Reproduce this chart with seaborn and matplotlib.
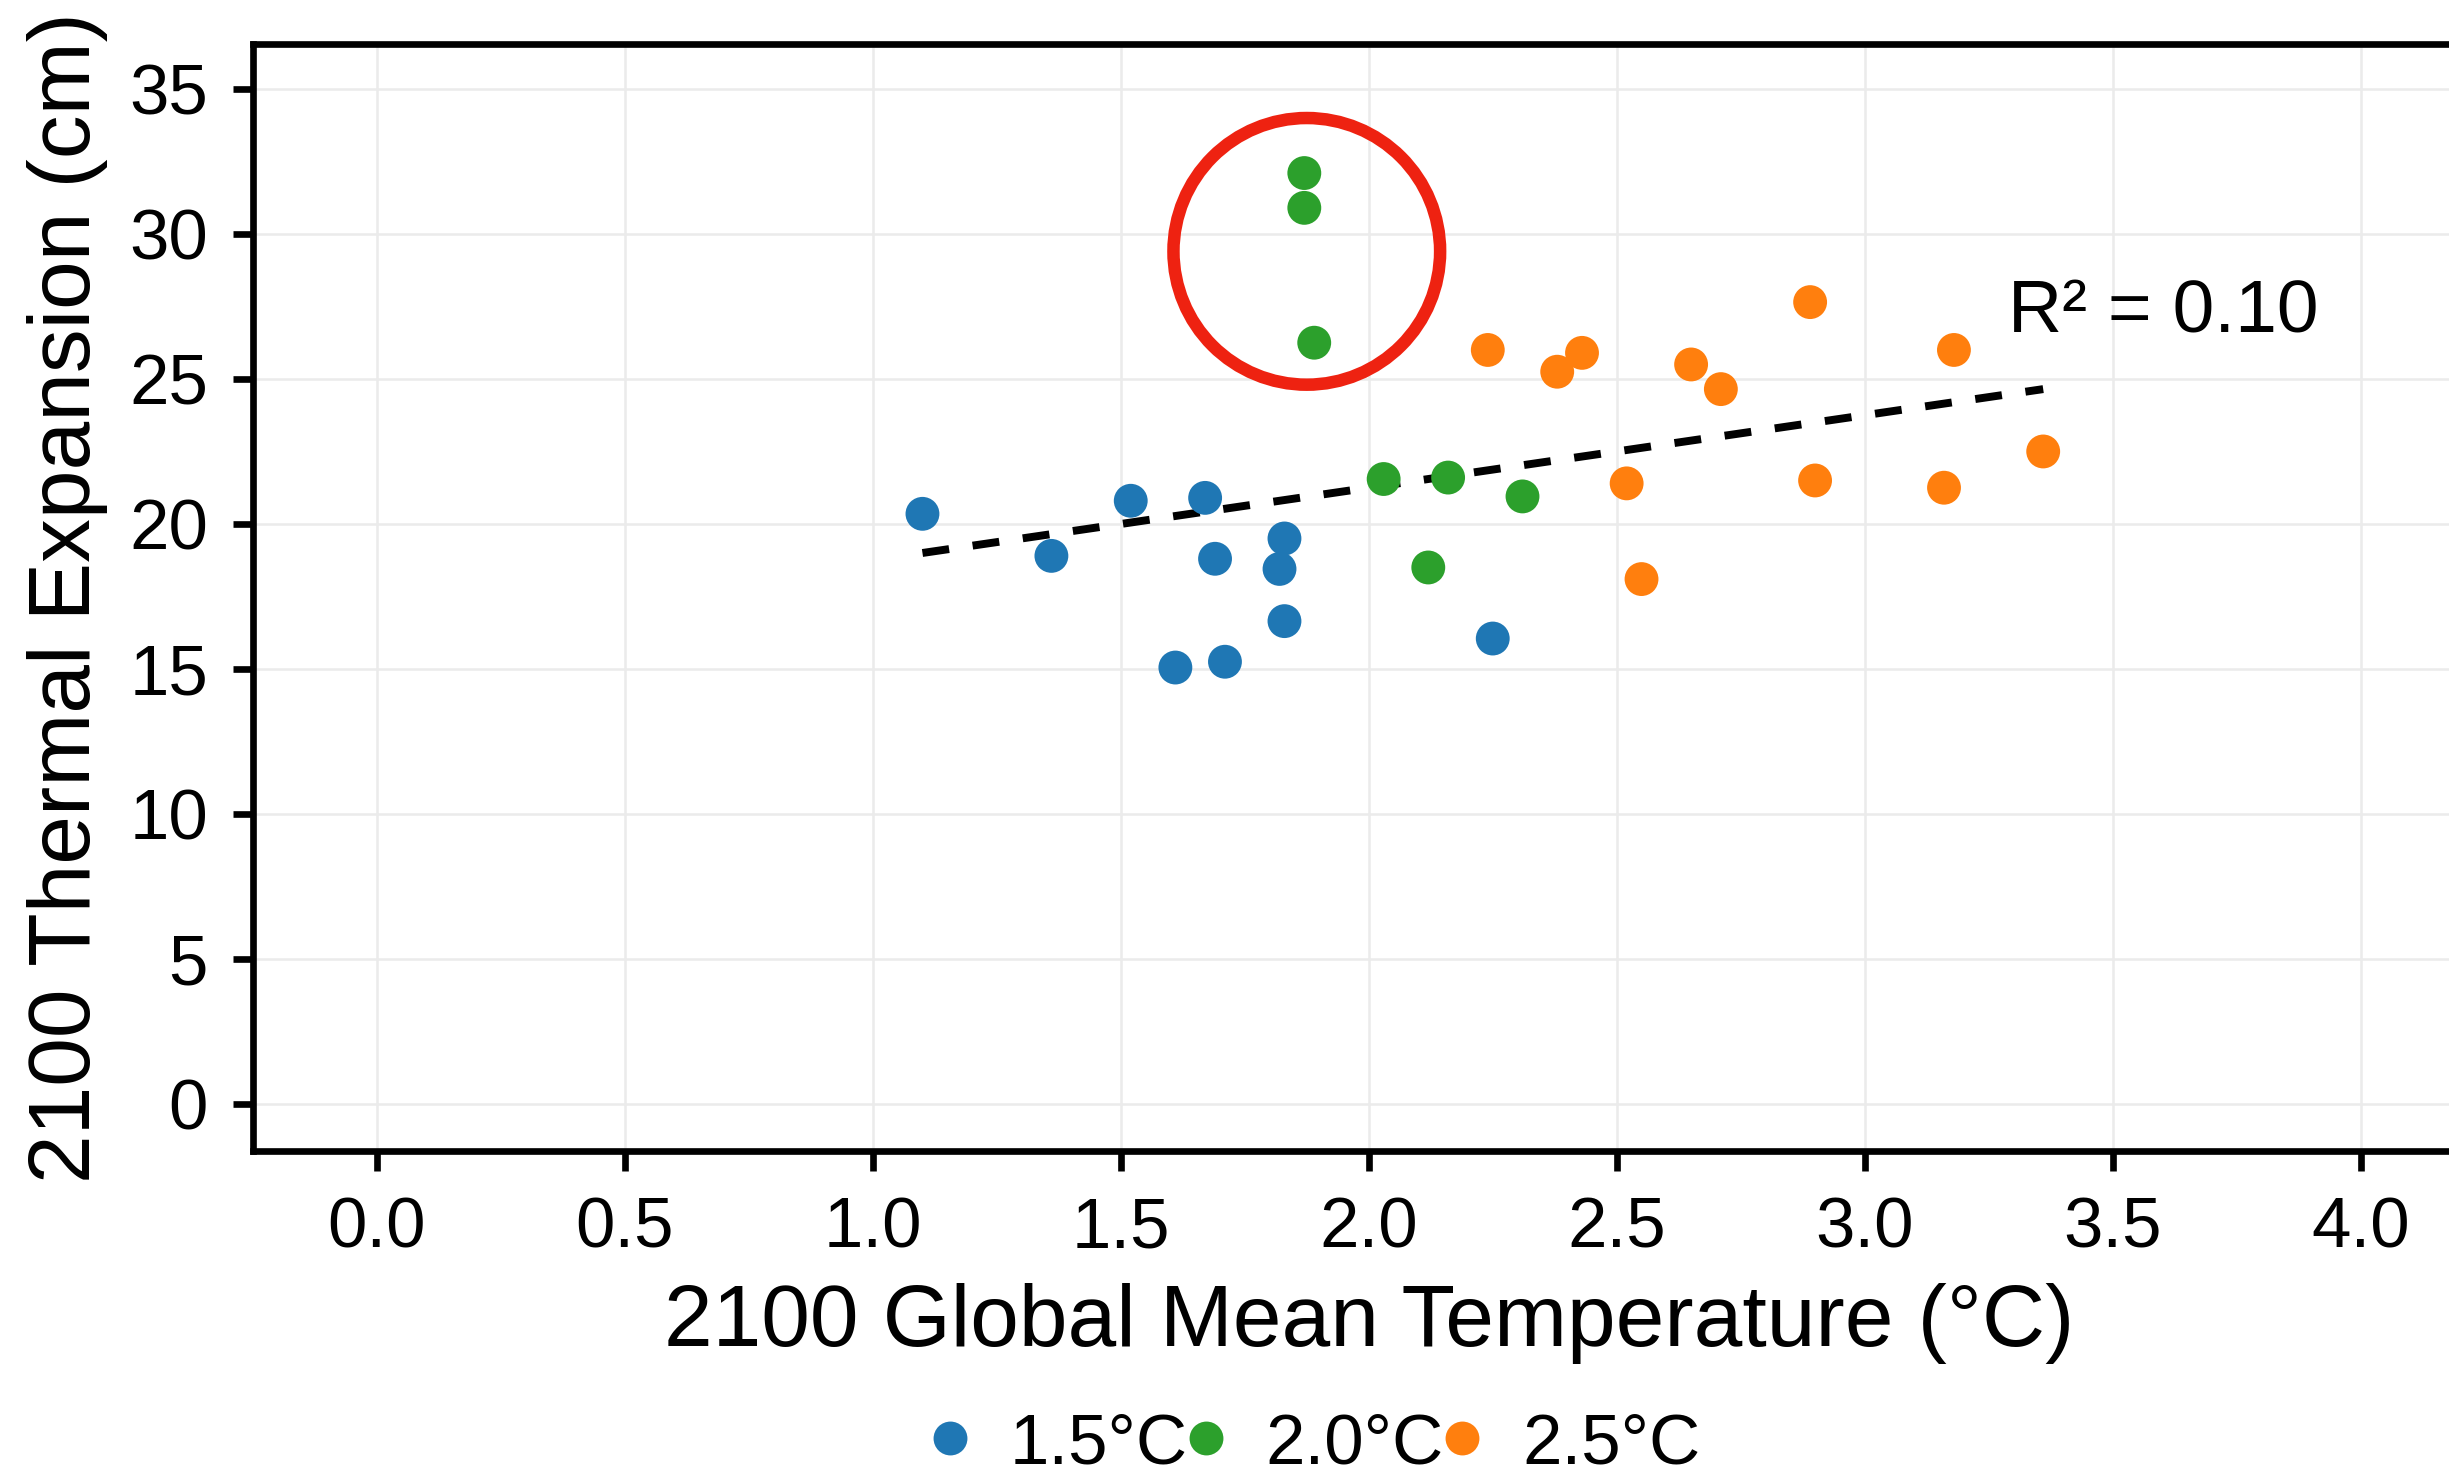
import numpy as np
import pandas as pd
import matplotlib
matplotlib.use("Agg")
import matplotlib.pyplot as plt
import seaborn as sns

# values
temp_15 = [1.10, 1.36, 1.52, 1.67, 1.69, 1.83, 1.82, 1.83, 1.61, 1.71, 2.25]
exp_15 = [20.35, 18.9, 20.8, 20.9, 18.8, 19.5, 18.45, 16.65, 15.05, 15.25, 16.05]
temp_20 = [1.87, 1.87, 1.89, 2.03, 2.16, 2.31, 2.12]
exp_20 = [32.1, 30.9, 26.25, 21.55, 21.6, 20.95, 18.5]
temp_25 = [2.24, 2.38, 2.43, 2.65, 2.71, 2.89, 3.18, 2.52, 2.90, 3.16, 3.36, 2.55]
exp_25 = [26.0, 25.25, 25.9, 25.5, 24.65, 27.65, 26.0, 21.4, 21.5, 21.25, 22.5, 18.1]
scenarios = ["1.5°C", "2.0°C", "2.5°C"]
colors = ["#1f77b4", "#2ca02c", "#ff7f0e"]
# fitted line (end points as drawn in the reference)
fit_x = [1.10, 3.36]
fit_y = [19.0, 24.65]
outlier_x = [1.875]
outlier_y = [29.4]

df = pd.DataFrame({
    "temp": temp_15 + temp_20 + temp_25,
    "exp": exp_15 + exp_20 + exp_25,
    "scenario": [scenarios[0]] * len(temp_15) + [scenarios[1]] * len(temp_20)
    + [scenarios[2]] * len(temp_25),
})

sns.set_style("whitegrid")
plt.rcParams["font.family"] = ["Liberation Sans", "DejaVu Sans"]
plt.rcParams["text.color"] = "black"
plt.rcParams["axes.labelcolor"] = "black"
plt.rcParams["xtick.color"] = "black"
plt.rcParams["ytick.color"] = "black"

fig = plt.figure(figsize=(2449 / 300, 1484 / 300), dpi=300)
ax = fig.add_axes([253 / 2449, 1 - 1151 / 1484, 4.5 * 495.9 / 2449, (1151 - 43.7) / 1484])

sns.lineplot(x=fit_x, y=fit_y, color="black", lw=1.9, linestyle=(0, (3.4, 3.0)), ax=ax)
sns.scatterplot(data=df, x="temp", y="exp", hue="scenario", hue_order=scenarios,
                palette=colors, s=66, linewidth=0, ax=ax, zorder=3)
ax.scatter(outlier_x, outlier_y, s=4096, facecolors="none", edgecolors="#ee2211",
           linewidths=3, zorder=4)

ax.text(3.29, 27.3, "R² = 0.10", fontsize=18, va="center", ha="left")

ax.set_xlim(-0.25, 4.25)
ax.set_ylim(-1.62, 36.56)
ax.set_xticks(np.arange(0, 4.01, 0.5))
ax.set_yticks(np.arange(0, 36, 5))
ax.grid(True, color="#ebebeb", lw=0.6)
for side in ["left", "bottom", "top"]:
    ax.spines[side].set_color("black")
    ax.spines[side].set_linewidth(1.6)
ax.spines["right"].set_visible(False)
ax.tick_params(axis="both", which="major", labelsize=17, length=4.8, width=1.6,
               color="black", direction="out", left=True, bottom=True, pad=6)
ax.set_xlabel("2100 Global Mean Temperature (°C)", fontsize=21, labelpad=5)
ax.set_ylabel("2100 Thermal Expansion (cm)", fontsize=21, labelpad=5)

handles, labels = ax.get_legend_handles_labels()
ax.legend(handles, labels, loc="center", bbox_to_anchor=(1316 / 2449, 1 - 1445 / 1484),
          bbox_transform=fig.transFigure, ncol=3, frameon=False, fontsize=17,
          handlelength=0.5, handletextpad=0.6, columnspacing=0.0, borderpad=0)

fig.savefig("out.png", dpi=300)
──────────
Give the data again exactly as written, with all pictures left out.

Reproduce this chart with seaborn and matplotlib.
import numpy as np
import pandas as pd
import matplotlib
matplotlib.use("Agg")
import matplotlib.pyplot as plt
import seaborn as sns

# values
temp_15 = [1.10, 1.36, 1.52, 1.67, 1.69, 1.83, 1.82, 1.83, 1.61, 1.71, 2.25]
exp_15 = [20.35, 18.9, 20.8, 20.9, 18.8, 19.5, 18.45, 16.65, 15.05, 15.25, 16.05]
temp_20 = [1.87, 1.87, 1.89, 2.03, 2.16, 2.31, 2.12]
exp_20 = [32.1, 30.9, 26.25, 21.55, 21.6, 20.95, 18.5]
temp_25 = [2.24, 2.38, 2.43, 2.65, 2.71, 2.89, 3.18, 2.52, 2.90, 3.16, 3.36, 2.55]
exp_25 = [26.0, 25.25, 25.9, 25.5, 24.65, 27.65, 26.0, 21.4, 21.5, 21.25, 22.5, 18.1]
scenarios = ["1.5°C", "2.0°C", "2.5°C"]
colors = ["#1f77b4", "#2ca02c", "#ff7f0e"]
# fitted line (end points as drawn in the reference)
fit_x = [1.10, 3.36]
fit_y = [19.0, 24.65]
outlier_x = [1.875]
outlier_y = [29.4]

df = pd.DataFrame({
    "temp": temp_15 + temp_20 + temp_25,
    "exp": exp_15 + exp_20 + exp_25,
    "scenario": [scenarios[0]] * len(temp_15) + [scenarios[1]] * len(temp_20)
    + [scenarios[2]] * len(temp_25),
})

sns.set_style("whitegrid")
plt.rcParams["font.family"] = ["Liberation Sans", "DejaVu Sans"]
plt.rcParams["text.color"] = "black"
plt.rcParams["axes.labelcolor"] = "black"
plt.rcParams["xtick.color"] = "black"
plt.rcParams["ytick.color"] = "black"

fig = plt.figure(figsize=(2449 / 300, 1484 / 300), dpi=300)
ax = fig.add_axes([253 / 2449, 1 - 1151 / 1484, 4.5 * 495.9 / 2449, (1151 - 43.7) / 1484])

sns.lineplot(x=fit_x, y=fit_y, color="black", lw=1.9, linestyle=(0, (3.4, 3.0)), ax=ax)
sns.scatterplot(data=df, x="temp", y="exp", hue="scenario", hue_order=scenarios,
                palette=colors, s=66, linewidth=0, ax=ax, zorder=3)
ax.scatter(outlier_x, outlier_y, s=4096, facecolors="none", edgecolors="#ee2211",
           linewidths=3, zorder=4)

ax.text(3.29, 27.3, "R² = 0.10", fontsize=18, va="center", ha="left")

ax.set_xlim(-0.25, 4.25)
ax.set_ylim(-1.62, 36.56)
ax.set_xticks(np.arange(0, 4.01, 0.5))
ax.set_yticks(np.arange(0, 36, 5))
ax.grid(True, color="#ebebeb", lw=0.6)
for side in ["left", "bottom", "top"]:
    ax.spines[side].set_color("black")
    ax.spines[side].set_linewidth(1.6)
ax.spines["right"].set_visible(False)
ax.tick_params(axis="both", which="major", labelsize=17, length=4.8, width=1.6,
               color="black", direction="out", left=True, bottom=True, pad=6)
ax.set_xlabel("2100 Global Mean Temperature (°C)", fontsize=21, labelpad=5)
ax.set_ylabel("2100 Thermal Expansion (cm)", fontsize=21, labelpad=5)

handles, labels = ax.get_legend_handles_labels()
ax.legend(handles, labels, loc="center", bbox_to_anchor=(1316 / 2449, 1 - 1445 / 1484),
          bbox_transform=fig.transFigure, ncol=3, frameon=False, fontsize=17,
          handlelength=0.5, handletextpad=0.6, columnspacing=0.0, borderpad=0)

fig.savefig("out.png", dpi=300)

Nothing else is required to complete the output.